Multilevel models in R using nmle package

2k views Asked by At

I am using the nlme package to learn multilevel models, and following examples from the textbook "Discovering Statistics Using R" when it happened.

Mixed Models Code

The data set is Honeymoon Period.dat, also downloadable under their companion website.

Data Set - Multilevel Models

require(nlme)
require(reshape2)
satisfactionData = read.delim("Honeymoon Period.dat",  header = TRUE)

restructuredData<-melt(satisfactionData, id = c("Person", "Gender"), measured = c("Satisfaction_Base", "Satisfaction_6_Months", "Satisfaction_12_Months", "Satisfaction_18_Months"))
names(restructuredData)<-c("Person", "Gender", "Time", "Life_Satisfaction")


#print(restructuredData)
#restructuredData.sorted<-restructuredData[order(Person),]

intercept <-gls(Life_Satisfaction~1, data = restructuredData, method = "ML", na.action = na.exclude)
randomIntercept <-lme(Life_Satisfaction ~1, data = restructuredData, random = ~1|Person, method = "ML",  na.action = na.exclude, control = list(opt="optim"))
anova(intercept, randomIntercept)

timeRI<-update(randomIntercept, .~. + Time)
timeRS<-update(timeRI, random = ~Time|Person)
ARModel<-update(timeRS, correlation = corAR1(0, form = ~Time|Person))

The error occured at this moment, when I am trying to update "timeRS" model. The error message is as follows:

Error in as.character.factor(X[[i]], ...) : malformed factor

Any stats people/programmers here who knows what this means?

1

There are 1 answers

1
user3585829 On BEST ANSWER

I have looked at this book.
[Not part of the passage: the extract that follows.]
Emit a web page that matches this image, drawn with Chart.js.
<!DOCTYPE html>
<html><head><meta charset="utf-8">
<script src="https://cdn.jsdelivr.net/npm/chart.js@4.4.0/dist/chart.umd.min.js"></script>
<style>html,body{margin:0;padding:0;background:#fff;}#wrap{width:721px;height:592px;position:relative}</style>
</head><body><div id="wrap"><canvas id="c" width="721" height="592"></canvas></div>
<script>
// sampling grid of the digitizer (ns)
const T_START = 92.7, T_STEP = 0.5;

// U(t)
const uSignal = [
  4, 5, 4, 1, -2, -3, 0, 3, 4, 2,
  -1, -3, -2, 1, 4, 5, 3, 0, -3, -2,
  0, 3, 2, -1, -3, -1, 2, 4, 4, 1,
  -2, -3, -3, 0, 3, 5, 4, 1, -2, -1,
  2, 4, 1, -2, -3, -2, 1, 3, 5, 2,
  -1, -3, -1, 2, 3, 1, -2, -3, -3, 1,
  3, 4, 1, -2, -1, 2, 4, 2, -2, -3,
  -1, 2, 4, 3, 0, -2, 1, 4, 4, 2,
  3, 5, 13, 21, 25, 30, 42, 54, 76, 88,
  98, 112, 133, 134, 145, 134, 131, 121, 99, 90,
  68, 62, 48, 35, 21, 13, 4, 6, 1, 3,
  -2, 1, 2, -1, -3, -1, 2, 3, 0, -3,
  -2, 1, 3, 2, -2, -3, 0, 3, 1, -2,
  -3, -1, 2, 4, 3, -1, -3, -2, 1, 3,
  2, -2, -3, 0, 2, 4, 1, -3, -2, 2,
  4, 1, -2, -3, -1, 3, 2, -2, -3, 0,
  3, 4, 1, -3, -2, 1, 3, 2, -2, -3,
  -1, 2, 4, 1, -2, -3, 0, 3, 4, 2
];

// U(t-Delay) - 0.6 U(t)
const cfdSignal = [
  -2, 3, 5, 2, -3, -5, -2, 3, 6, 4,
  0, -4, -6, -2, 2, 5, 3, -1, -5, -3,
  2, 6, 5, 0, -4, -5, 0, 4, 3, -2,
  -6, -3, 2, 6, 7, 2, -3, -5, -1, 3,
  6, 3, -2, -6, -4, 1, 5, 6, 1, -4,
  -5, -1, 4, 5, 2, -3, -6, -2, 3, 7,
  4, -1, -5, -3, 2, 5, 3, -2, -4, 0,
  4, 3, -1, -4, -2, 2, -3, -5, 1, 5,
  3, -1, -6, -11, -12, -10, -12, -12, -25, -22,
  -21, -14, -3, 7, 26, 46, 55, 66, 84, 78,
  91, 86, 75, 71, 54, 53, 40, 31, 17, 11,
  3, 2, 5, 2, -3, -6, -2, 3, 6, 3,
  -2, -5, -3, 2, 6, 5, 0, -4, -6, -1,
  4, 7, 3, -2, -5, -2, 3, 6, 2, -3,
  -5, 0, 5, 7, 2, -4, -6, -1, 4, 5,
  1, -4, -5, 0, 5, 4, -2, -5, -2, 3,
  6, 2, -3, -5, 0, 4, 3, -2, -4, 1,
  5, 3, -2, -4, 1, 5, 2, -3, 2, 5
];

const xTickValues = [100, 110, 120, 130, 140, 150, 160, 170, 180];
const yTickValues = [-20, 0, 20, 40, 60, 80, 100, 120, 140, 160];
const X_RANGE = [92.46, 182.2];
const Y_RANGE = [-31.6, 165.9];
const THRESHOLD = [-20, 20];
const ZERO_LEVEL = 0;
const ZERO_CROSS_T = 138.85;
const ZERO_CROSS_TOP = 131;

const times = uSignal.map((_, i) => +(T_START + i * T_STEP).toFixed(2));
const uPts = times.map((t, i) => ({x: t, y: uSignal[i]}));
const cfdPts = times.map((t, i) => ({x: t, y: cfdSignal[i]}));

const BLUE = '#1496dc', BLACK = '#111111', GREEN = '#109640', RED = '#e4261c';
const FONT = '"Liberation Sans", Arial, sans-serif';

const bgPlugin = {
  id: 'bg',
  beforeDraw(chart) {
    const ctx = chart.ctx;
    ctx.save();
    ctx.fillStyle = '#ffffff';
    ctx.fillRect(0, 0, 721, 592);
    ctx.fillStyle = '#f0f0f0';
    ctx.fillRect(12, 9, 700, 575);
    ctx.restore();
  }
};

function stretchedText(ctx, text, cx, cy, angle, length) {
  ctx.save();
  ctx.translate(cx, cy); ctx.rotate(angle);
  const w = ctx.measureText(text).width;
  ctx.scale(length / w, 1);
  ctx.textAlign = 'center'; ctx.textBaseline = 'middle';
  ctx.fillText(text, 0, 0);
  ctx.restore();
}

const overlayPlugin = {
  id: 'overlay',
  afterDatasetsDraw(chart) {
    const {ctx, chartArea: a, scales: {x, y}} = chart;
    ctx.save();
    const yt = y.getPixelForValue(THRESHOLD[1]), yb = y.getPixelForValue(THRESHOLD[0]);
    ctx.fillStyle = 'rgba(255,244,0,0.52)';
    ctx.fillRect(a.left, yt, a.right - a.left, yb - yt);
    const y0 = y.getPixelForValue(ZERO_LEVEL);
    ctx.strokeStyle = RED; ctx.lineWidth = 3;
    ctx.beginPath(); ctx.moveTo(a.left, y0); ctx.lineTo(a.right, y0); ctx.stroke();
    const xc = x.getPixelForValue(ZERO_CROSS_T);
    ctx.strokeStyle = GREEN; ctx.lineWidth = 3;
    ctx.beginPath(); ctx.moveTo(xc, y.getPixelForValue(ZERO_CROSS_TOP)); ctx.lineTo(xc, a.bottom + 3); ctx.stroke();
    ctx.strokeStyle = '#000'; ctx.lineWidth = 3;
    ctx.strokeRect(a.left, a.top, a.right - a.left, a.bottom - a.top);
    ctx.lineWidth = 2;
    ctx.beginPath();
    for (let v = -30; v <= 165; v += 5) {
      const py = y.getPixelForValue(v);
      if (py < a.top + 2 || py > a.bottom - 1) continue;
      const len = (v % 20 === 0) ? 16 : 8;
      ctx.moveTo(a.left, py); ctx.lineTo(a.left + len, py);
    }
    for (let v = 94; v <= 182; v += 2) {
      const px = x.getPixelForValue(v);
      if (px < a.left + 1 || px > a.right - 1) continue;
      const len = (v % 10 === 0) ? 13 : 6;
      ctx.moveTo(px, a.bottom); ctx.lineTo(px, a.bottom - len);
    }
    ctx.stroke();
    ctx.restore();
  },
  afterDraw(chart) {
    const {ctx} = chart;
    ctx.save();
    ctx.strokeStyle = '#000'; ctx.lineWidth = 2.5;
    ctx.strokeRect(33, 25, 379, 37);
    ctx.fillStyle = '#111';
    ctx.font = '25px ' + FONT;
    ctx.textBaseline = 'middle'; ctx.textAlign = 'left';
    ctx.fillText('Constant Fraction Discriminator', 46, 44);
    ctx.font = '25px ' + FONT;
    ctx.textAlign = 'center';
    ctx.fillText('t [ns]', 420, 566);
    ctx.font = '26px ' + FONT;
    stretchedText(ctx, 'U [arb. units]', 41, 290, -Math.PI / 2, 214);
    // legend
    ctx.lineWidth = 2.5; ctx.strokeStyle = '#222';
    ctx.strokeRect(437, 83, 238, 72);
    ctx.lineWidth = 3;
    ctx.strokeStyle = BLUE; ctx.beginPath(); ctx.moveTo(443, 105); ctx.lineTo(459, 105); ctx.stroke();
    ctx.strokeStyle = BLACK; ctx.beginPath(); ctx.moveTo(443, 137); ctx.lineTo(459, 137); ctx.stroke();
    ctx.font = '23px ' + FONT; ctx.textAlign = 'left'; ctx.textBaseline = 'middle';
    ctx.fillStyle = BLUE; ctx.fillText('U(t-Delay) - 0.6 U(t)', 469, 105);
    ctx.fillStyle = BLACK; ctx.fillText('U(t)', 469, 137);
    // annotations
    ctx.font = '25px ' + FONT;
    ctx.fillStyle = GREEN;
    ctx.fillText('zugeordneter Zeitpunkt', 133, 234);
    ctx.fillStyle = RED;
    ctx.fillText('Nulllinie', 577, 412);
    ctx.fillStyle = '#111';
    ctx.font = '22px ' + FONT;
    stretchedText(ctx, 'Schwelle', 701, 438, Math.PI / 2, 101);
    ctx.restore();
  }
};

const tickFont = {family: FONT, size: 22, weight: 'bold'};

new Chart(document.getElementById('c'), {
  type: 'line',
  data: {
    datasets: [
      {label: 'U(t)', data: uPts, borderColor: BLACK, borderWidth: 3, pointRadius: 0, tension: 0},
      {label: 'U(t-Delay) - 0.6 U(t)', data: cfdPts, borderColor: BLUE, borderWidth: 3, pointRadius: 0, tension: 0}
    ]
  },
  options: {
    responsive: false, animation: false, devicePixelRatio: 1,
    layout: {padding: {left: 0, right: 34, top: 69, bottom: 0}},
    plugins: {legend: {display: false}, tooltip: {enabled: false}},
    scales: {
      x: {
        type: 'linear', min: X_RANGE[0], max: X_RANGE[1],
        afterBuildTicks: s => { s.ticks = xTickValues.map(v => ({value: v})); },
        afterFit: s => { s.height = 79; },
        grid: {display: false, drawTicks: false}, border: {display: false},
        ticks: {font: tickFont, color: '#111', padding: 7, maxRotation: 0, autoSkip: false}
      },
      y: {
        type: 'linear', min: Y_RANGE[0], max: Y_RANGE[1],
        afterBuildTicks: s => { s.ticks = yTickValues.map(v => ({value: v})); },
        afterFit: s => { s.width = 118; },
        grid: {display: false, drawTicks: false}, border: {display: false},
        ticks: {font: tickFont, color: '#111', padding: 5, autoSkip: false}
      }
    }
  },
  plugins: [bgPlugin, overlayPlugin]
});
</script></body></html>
It appears that the coding is wrong. The error you are getting is because your time variable is a factor and you need it to be numeric. In the author's first figure in the book he represents time as numeric (0 - 3) but his code for the models is incorrect. I've recoded it for you:

## First, Time needs to be recoded as a numeric

restructuredData$Time.Numeric <- with(restructuredData, ifelse(Time == "Satisfaction_Base", 0, 
        ifelse(Time == "Satisfaction_6_Months", 1,
        ifelse(Time == "Satisfaction_12_Months", 2,
        ifelse(Time == "Satisfaction_18_Months", 3, NA)))))

## Baseline Model

intercept <-gls(Life_Satisfaction~1, data = restructuredData, method = "ML", na.action = na.exclude)

summary(intercept)

## Model where intercept can vary for Individuals

randomIntercept <- lme(Life_Satisfaction ~ 1, data = restructuredData, random = ~1|Person, method = "ML", na.action = na.exclude, control = list(opt = "optim"))

summary(randomIntercept)

## Add time as a fixed effect

timeRI <- lme(Life_Satisfaction ~ Time.Numeric, data = restructuredData, random = ~1|Person, method = "ML", na.action = na.exclude, control = list(opt = "optim"))

summary(timeRI)

## Add a random slope to the model by nesting the Individual within the test time

timeRS <- lme(Life_Satisfaction ~ Time.Numeric, data = restructuredData, random = ~Time.Numeric|Person, method = "ML", na.action = na.exclude, control = list(opt = "optim"))

summary(timeRS)


## Modeling the covariance structure structure of the errors with a first-order autoregressive covariance structure

ARModel <- update(timeRS, correlation = corAR1(0, form = ~Time.Numeric|Person))

summary(ARModel)

anova(intercept, randomIntercept, timeRI, timeRS, ARModel)

The anova read out for model comparisons is now exactly as shown in the book.